_WRITTEN EXERCISE_
Give back exactly the lines from the beginning of the listing below to the line holding "ctx.strokeRect(a.left, a.top, a.right", both ends included; the pictures stay out.

_DATA BLOCK_
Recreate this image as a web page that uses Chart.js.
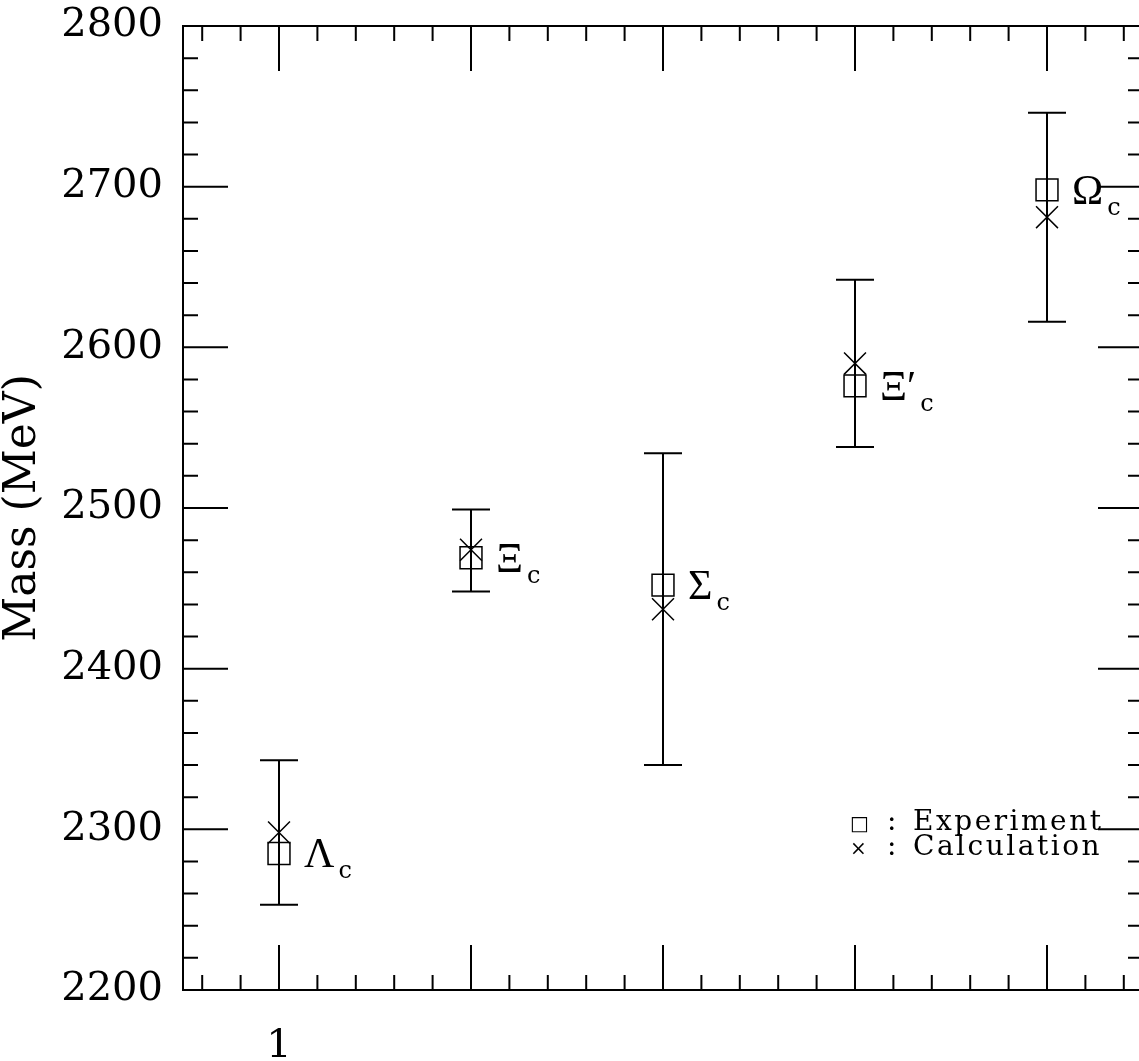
<!DOCTYPE html>
<html>
<head>
<meta charset="utf-8">
<script src="https://cdn.jsdelivr.net/npm/chart.js@4.4.1/dist/chart.umd.min.js"></script>
<style>
  html, body { margin: 0; padding: 0; background: #fff; overflow: hidden; }
  #wrap { position: relative; width: 1160px; height: 1061px; }
</style>
</head>
<body>
<div id="wrap"><canvas id="chart"></canvas></div>
<script>
// charmed baryons, x = position index
const positions = [1, 2, 3, 4, 5];
const particles = ['Λ', 'Ξ', 'Σ', 'Ξ′', 'Ω'];
const experiment = [2285, 2469, 2452, 2576, 2698];
const calculation = [2298, 2474, 2437, 2590, 2681];
const errLow = [2253, 2448, 2340, 2538, 2616];
const errHigh = [2343, 2499, 2534, 2642, 2746];
const xTickLabels = ['1', '', '', '', ''];
const legendItems = [['□', 'Experiment'], ['×', 'Calculation']];

const FONT = '"DejaVu Serif", "Liberation Serif", serif';
const GREEK = '"Liberation Serif", "DejaVu Serif", serif';

// frame with inward ticks on all four sides, plus error bars
const framePlugin = {
    id: 'frame',
    beforeDatasetsDraw(chart) {
        const { ctx, chartArea: a, scales: { x, y } } = chart;
        ctx.save();
        ctx.strokeStyle = '#000';
        ctx.lineWidth = 2;
        ctx.lineCap = 'butt';
        ctx.strokeRect(a.left, a.top, a.right - a.left, a.bottom - a.top);

        ctx.beginPath();
        // x ticks every 0.2, major at integers
        for (let k = 3; k <= 27; k++) {
            const px = x.getPixelForValue(k / 5);
            const len = k % 5 === 0 ? 45 : 15;
            ctx.moveTo(px, a.bottom); ctx.lineTo(px, a.bottom - len);
            ctx.moveTo(px, a.top); ctx.lineTo(px, a.top + len);
        }
        // y ticks every 20, major every 100
        for (let v = 2220; v < 2800; v += 20) {
            const py = y.getPixelForValue(v);
            const len = v % 100 === 0 ? 45 : 15;
            ctx.moveTo(a.left, py); ctx.lineTo(a.left + len, py);
            ctx.moveTo(a.right, py); ctx.lineTo(a.right - len, py);
        }
        ctx.stroke();

        // error bars on the calculation
        ctx.beginPath();
        positions.forEach((p, i) => {
            const px = x.getPixelForValue(p);
            const top = y.getPixelForValue(errHigh[i]);
            const bot = y.getPixelForValue(errLow[i]);
            ctx.moveTo(px, top); ctx.lineTo(px, bot);
            ctx.moveTo(px - 19, top); ctx.lineTo(px + 19, top);
            ctx.moveTo(px - 19, bot); ctx.lineTo(px + 19, bot);
        });
        ctx.stroke();
        ctx.restore();
    },
    afterDatasetsDraw(chart) {
        const { ctx, chartArea: a, scales: { x, y } } = chart;
        ctx.save();
        ctx.fillStyle = '#000';
        ctx.textAlign = 'left';
        ctx.textBaseline = 'alphabetic';
        particles.forEach((name, i) => {
            const px = x.getPixelForValue(positions[i]) + 25;
            const py = y.getPixelForValue(experiment[i]);
            ctx.font = '42px ' + GREEK;
            ctx.fillText(name, px, py + 14);
            const w = ctx.measureText(name).width;
            ctx.font = '24px ' + FONT;
            ctx.fillText('c', px + w + 4, py + 25);
        });

        // legend in the lower right
        legendItems.forEach(([sym, label], i) => {
            const by = a.top + 804 + i * 25;
            ctx.letterSpacing = '0px';
            ctx.font = '20px ' + FONT;
            ctx.fillText(sym, a.left + 667, by);
            ctx.font = '28px ' + FONT;
            ctx.fillText(':', a.left + 704, by);
            ctx.letterSpacing = '2.5px';
            ctx.fillText(label, a.left + 730, by);
        });
        ctx.restore();
    }
};

Chart.defaults.color = '#000';

new Chart(document.getElementById('chart'), {
    type: 'scatter',
    data: {
        datasets: [
            {
                label: 'Experiment',
                data: positions.map((p, i) => ({ x: p, y: experiment[i] })),
                pointStyle: 'rect',
                pointRadius: 15.5,
                borderColor: '#000',
                backgroundColor: 'rgba(0,0,0,0)',
                borderWidth: 1.5
            },
            {
                label: 'Calculation',
                data: positions.map((p, i) => ({ x: p, y: calculation[i] })),
                pointStyle: 'crossRot',
                pointRadius: 15.5,
                borderColor: '#000',
                backgroundColor: '#000',
                borderWidth: 1.5
            }
        ]
    },
    options: {
        responsive: true,
        maintainAspectRatio: false,
        animation: false,
        layout: { padding: { top: 26, right: 12, left: 0, bottom: 0 } },
        plugins: {
            legend: { display: false },
            tooltip: { enabled: false }
        },
        scales: {
            x: {
                type: 'linear',
                min: 0.5,
                max: 5.5,
                grid: { display: false },
                border: { display: false },
                afterBuildTicks: (scale) => { scale.ticks = positions.map(v => ({ value: v })); },
                afterFit: (scale) => { scale.height = 71; },
                ticks: {
                    autoSkip: false,
                    maxRotation: 0,
                    padding: 25,
                    font: { family: FONT, size: 40 },
                    callback: (v, i) => xTickLabels[i]
                }
            },
            y: {
                min: 2200,
                max: 2800,
                grid: { display: false },
                border: { display: false },
                afterFit: (scale) => { scale.width = 183; },
                ticks: {
                    stepSize: 100,
                    padding: 12,
                    font: { family: FONT, size: 40, lineHeight: 0.25 },
                    callback: (v) => String(v)
                },
                title: {
                    display: true,
                    text: 'Mass (MeV)',
                    padding: { top: 2, bottom: 0 },
                    font: { family: FONT, size: 44, lineHeight: 1 }
                }
            }
        }
    },
    plugins: [framePlugin]
});
</script>
</body>
</html>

_TASK SOLUTION_
Recreate this image as a web page that uses Chart.js.
<!DOCTYPE html>
<html>
<head>
<meta charset="utf-8">
<script src="https://cdn.jsdelivr.net/npm/chart.js@4.4.1/dist/chart.umd.min.js"></script>
<style>
  html, body { margin: 0; padding: 0; background: #fff; overflow: hidden; }
  #wrap { position: relative; width: 1160px; height: 1061px; }
</style>
</head>
<body>
<div id="wrap"><canvas id="chart"></canvas></div>
<script>
// charmed baryons, x = position index
const positions = [1, 2, 3, 4, 5];
const particles = ['Λ', 'Ξ', 'Σ', 'Ξ′', 'Ω'];
const experiment = [2285, 2469, 2452, 2576, 2698];
const calculation = [2298, 2474, 2437, 2590, 2681];
const errLow = [2253, 2448, 2340, 2538, 2616];
const errHigh = [2343, 2499, 2534, 2642, 2746];
const xTickLabels = ['1', '', '', '', ''];
const legendItems = [['□', 'Experiment'], ['×', 'Calculation']];

const FONT = '"DejaVu Serif", "Liberation Serif", serif';
const GREEK = '"Liberation Serif", "DejaVu Serif", serif';

// frame with inward ticks on all four sides, plus error bars
const framePlugin = {
    id: 'frame',
    beforeDatasetsDraw(chart) {
        const { ctx, chartArea: a, scales: { x, y } } = chart;
        ctx.save();
        ctx.strokeStyle = '#000';
        ctx.lineWidth = 2;
        ctx.lineCap = 'butt';
        ctx.strokeRect(a.left, a.top, a.right - a.left, a.bottom - a.top);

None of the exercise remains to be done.